Short exercise -
Among the records below, find each line that includes the string "drawn" and copy it.

Data for this task -

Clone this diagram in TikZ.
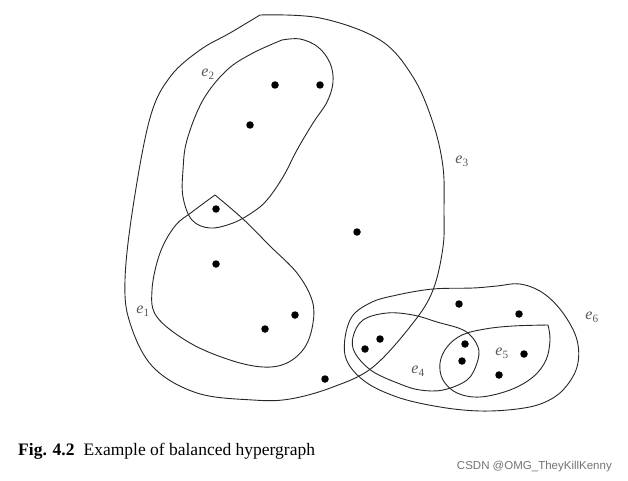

...

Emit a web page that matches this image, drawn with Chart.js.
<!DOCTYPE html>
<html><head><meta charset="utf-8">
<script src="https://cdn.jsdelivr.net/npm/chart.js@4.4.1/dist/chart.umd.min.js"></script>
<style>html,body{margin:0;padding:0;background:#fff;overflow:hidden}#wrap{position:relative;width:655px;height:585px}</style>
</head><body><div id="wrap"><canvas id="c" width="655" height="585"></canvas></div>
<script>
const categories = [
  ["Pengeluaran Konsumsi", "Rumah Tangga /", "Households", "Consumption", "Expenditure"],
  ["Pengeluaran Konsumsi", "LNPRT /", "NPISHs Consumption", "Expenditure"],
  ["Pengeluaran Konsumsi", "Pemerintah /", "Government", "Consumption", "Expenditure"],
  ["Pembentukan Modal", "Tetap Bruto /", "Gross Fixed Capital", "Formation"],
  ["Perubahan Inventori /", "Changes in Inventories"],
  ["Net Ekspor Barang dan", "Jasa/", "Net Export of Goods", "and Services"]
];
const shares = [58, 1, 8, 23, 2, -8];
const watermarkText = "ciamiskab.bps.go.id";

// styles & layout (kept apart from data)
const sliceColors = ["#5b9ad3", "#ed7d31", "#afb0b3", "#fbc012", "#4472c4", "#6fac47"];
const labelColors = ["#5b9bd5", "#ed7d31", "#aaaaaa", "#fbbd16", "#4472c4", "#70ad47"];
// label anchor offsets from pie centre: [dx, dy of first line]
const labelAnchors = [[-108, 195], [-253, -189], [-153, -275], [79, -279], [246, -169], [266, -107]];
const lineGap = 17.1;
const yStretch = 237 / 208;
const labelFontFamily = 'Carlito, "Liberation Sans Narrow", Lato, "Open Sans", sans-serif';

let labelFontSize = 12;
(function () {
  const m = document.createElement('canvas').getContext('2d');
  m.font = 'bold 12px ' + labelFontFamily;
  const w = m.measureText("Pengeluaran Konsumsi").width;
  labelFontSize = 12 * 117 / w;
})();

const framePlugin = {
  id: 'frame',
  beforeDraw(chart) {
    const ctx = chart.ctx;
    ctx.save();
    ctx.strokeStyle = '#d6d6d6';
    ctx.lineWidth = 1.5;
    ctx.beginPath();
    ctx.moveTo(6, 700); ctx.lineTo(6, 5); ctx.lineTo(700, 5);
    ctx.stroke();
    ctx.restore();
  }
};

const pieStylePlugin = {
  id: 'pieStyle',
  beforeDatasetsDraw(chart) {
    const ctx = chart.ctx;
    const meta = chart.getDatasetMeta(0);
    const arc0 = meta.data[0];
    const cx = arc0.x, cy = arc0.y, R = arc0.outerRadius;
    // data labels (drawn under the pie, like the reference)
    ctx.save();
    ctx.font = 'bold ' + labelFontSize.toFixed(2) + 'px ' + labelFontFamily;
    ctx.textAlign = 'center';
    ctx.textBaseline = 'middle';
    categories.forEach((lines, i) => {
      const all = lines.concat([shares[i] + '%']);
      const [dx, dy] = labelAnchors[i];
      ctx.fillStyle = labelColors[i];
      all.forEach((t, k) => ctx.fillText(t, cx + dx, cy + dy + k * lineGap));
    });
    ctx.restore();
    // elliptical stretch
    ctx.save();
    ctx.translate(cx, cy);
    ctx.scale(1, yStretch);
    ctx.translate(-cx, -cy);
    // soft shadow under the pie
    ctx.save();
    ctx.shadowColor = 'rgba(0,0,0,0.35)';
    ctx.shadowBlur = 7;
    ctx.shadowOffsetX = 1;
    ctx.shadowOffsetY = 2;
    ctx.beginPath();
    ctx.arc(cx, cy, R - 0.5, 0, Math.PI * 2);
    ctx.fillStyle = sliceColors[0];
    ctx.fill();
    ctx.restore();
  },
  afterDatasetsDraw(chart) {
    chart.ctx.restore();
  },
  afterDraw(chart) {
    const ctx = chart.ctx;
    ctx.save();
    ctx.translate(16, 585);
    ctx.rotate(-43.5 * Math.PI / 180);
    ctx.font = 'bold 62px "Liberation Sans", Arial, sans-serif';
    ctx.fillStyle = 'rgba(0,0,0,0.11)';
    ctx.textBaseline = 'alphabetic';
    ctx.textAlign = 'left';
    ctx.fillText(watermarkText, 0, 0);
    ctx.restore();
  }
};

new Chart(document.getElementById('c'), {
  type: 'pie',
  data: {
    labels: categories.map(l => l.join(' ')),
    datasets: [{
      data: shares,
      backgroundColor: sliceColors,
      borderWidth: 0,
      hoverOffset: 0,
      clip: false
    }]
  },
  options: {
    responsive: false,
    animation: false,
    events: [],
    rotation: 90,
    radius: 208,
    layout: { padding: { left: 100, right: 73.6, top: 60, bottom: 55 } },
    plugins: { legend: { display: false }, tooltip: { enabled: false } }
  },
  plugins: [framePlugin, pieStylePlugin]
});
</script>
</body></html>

==

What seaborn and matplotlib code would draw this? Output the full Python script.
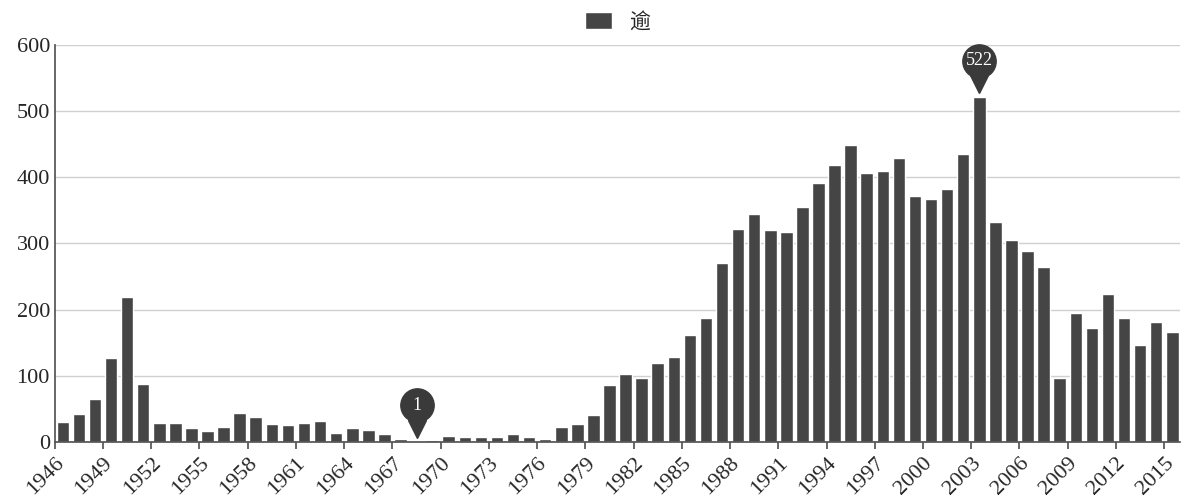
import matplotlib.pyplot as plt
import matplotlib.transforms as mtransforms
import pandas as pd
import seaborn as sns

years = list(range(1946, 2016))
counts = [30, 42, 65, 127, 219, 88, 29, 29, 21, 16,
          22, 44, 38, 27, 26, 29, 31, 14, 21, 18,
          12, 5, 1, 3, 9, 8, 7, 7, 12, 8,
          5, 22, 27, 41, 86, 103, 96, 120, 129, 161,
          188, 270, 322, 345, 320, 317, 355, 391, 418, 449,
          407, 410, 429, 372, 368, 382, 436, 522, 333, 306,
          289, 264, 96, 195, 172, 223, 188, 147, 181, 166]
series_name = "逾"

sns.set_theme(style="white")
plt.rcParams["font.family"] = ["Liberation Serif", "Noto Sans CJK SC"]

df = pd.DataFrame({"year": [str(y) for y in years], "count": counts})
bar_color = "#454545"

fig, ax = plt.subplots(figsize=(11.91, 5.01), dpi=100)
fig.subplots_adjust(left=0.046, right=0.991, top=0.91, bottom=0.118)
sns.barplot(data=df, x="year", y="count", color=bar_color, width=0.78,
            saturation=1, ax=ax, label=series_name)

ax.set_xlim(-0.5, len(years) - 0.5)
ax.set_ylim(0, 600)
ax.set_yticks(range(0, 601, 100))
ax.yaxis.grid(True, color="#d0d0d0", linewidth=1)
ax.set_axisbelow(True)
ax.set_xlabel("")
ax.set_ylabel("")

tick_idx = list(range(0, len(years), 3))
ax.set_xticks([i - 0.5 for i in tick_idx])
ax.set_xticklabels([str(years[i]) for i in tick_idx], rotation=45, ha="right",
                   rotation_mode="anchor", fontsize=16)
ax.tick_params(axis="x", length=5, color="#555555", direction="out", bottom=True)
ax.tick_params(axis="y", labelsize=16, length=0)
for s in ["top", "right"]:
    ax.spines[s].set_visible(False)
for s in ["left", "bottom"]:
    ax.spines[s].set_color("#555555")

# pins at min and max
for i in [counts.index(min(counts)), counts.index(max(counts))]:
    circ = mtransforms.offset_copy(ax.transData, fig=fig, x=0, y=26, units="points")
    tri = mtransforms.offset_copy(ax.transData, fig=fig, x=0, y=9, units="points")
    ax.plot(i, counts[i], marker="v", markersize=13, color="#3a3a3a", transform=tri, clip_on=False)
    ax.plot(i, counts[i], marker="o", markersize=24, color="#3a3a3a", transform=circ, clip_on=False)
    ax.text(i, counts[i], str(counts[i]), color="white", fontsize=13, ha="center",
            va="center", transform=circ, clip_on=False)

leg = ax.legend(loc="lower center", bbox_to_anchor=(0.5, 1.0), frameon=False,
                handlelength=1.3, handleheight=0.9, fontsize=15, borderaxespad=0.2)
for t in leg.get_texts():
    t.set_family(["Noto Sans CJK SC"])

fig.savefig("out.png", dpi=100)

Result -
Emit a web page that matches this image, drawn with Chart.js.
    // data labels (drawn under the pie, like the reference)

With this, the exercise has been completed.